A British pharmaceutical company has reached a tentative deal to settle hundreds of U.S. lawsuits over its role in fueling the opioid crisis. The generic drug manufacturer Mallinckrodt says the $1.6 billion deal has the support of attorneys general from 47 U.S. states and territories. Federal data show the company was a top producer of highly addictive prescription pain medication at the peak of the opioid crisis, shipping some 2.3 billion pills over an eight-year period beginning in 2006.
In Los Angeles, a group of women who have accused Harvey Weinstein of sexual misconduct said Tuesday they’re encouraged by the Hollywood movie mogul’s conviction on charges of rape and sexual assault in a Manhattan court. New York authorities have said they’re prepared to release Weinstein into the custody of their counterparts in Los Angeles, where he faces charges he raped one woman and sexually assaulted another on back-to-back nights in 2013 during Oscars week. The charges could bring Weinstein an additional 28 years in prison. This is Sarah Ann Masse, one of more than 90 women who have accused Harvey Weinstein of sex crimes.
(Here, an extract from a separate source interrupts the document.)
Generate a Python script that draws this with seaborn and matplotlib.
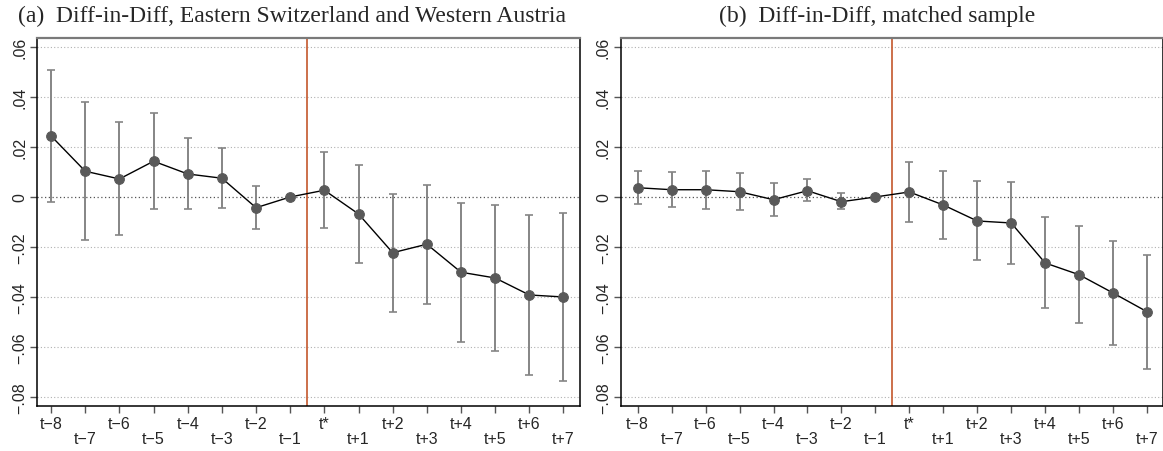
import numpy as np
import pandas as pd
import matplotlib
matplotlib.use("Agg")
import matplotlib.pyplot as plt
import seaborn as sns

# Event-time labels
periods = ["t\u22128", "t\u22127", "t\u22126", "t\u22125", "t\u22124", "t\u22123", "t\u22122", "t\u22121",
           "t*", "t+1", "t+2", "t+3", "t+4", "t+5", "t+6", "t+7"]

# (a) Eastern Switzerland and Western Austria
est_a = [0.0244, 0.0103, 0.0072, 0.0143, 0.0092, 0.0075, -0.0043, 0.0,
         0.0027, -0.0068, -0.0223, -0.0189, -0.0301, -0.0324, -0.0392, -0.0400]
lo_a = [-0.0020, -0.0173, -0.0152, -0.0048, -0.0047, -0.0045, -0.0128, 0.0,
        -0.0123, -0.0264, -0.0459, -0.0427, -0.0579, -0.0616, -0.0711, -0.0735]
hi_a = [0.0507, 0.0380, 0.0299, 0.0335, 0.0236, 0.0197, 0.0045, 0.0,
        0.0179, 0.0128, 0.0013, 0.0048, -0.0024, -0.0032, -0.0073, -0.0064]

# (b) matched sample
est_b = [0.0037, 0.0029, 0.0029, 0.0021, -0.0011, 0.0025, -0.0019, 0.0,
         0.0020, -0.0032, -0.0096, -0.0104, -0.0264, -0.0311, -0.0384, -0.0459]
lo_b = [-0.0028, -0.0039, -0.0047, -0.0052, -0.0077, -0.0017, -0.0049, 0.0,
        -0.0099, -0.0169, -0.0252, -0.0268, -0.0445, -0.0503, -0.0591, -0.0687]
hi_b = [0.0105, 0.0099, 0.0105, 0.0095, 0.0057, 0.0071, 0.0015, 0.0,
        0.0140, 0.0105, 0.0064, 0.0059, -0.0081, -0.0117, -0.0176, -0.0232]

titles = ["(a)  Diff-in-Diff, Eastern Switzerland and Western Austria",
          "(b)  Diff-in-Diff, matched sample"]
yticks = [-0.08, -0.06, -0.04, -0.02, 0.0, 0.02, 0.04, 0.06]

sns.set_theme(style="white")
plt.rcParams["font.family"] = ["Liberation Sans", "DejaVu Sans"]


def fmt_tick(v):
    if abs(v) < 1e-12:
        return "0"
    s = f"{abs(v):.2f}".lstrip("0")
    return ("\u2212" if v < 0 else "") + s


fig = plt.figure(figsize=(11.63, 4.52), dpi=100)
ax_a = fig.add_axes([0.0316, 0.0996, 0.4673, 0.8142])
ax_b = fig.add_axes([0.5337, 0.0996, 0.4660, 0.8142])

panels = [(ax_a, est_a, lo_a, hi_a, (-0.42, 15.49)),
          (ax_b, est_b, lo_b, hi_b, (-0.50, 15.46))]

for ax, est, lo, hi, xlim in panels:
    df = pd.DataFrame({"pos": np.arange(len(periods)), "period": periods,
                       "est": est, "lo": lo, "hi": hi})

    # horizontal dotted reference lines
    for yv in yticks:
        if abs(yv) < 1e-12:
            ax.axhline(yv, color="#555555", lw=0.9, ls=(0, (1, 2)), zorder=1)
        else:
            ax.axhline(yv, color="#b0b0b0", lw=0.8, ls=(0, (1, 2)), zorder=1)

    # treatment onset
    ax.axvline(7.5, color="#c4582c", lw=1.2, zorder=2)

    # confidence intervals (skip the reference period)
    ci = df[(df["hi"] - df["lo"]) > 0]
    ax.errorbar(ci["pos"], ci["est"],
                yerr=[ci["est"] - ci["lo"], ci["hi"] - ci["est"]],
                fmt="none", ecolor="#858585", elinewidth=1.4, capsize=2.6,
                capthick=1.2, zorder=3)

    sns.lineplot(data=df, x="pos", y="est", ax=ax, color="black", lw=1.0,
                 marker="o", markersize=7, markerfacecolor="#595959",
                 markeredgecolor="#595959", zorder=4, legend=False)

    ax.set_xlim(*xlim)
    ax.set_ylim(-0.0836, 0.0636)
    ax.set_xticks(df["pos"])
    ax.set_xticklabels([p if i % 2 == 0 else "\n" + p for i, p in enumerate(periods)],
                       fontsize=11.5, linespacing=1.05)
    ax.set_yticks(yticks)
    ax.set_yticklabels([fmt_tick(v) for v in yticks], rotation=90, va="center",
                       fontsize=11.5)
    ax.tick_params(axis="both", which="major", direction="out", length=5,
                   width=1.0, color="#555555", bottom=True, left=True, pad=2)
    ax.set_xlabel("")
    ax.set_ylabel("")
    ax.grid(False)

    for side in ["left", "bottom", "right"]:
        ax.spines[side].set_color("black")
        ax.spines[side].set_linewidth(1.1)
    ax.spines["top"].set_color("#7a7a7a")
    ax.spines["top"].set_linewidth(1.6)

serif = ["Liberation Serif", "DejaVu Serif"]
ax_a.text(0.470, 1.062, titles[0], transform=ax_a.transAxes, ha="center",
          va="center", fontsize=17, family=serif)
ax_b.text(0.473, 1.062, titles[1], transform=ax_b.transAxes, ha="center",
          va="center", fontsize=17, family=serif)

fig.savefig("out.png", dpi=100)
Sarah Ann Masse: “As we turn our efforts and attention to the looming criminal trial in Los Angeles, I have a message for Harvey, for all abusers, rape myth perpetuators, victim blamers and those who have retaliated against us: This one’s for you. Your time is up. The time for survivors to rise up and thrive has come.”
Opera superstar Plácido Domingo has apologized to more than two dozen women who have accused him of sexual misconduct in the workplace spanning decades, writing, “I respect that these women finally felt comfortable enough to speak out, and I want them to know that I am truly sorry for the hurt that I caused them.” On Tuesday, soprano singer Luz del Alba Rubio stepped forward with her own story of abuse, saying Domingo had her blackballed from working at the Washington National Opera and from other roles after she refused his repeated and unwelcome sexual advances. Rubio told reporters, “Before, he was a denier. Then, he was a victim. Now, he is looking for redemption. If he means it, if he is really sorry, I would ask him to apologize to us, face to face. There have been women suffering for 20 years. He should ask for our forgiveness.”
Police in Orlando, Florida, have released video of an officer handcuffing and arresting a 6-year-old African-American girl as she cries and begs to be let go. After the incident in September 2019 drew national outrage, one of the arresting officers, Dennis Turner, was fired. The newly released video shows a second officer, who has not been identified, but whose last name appears as “Ramos” in the bodycam video, binding the hands of 6-year-old Kaia Rolle in plastic restraints before leading her out of her elementary school and placing her in a squad car.
Kaia Rolle: “I don’t want to go in the police car.”
Ramos: “You don’t want to?”
Kaia Rolle: “No, please!”
Ramos: “You have to.”
Kaia Rolle: “No! Please, give me a second chance!”
Kaia was then fingerprinted, photographed for a mug shot and sent to a juvenile detention center. Criminal charges against the 6-year-old girl were dropped the next day. School officials called police after she had a temper tantrum. Kaia’s grandmother is pushing for a Florida bill that would prohibit police from arresting anyone under age 12 except in extreme circumstances.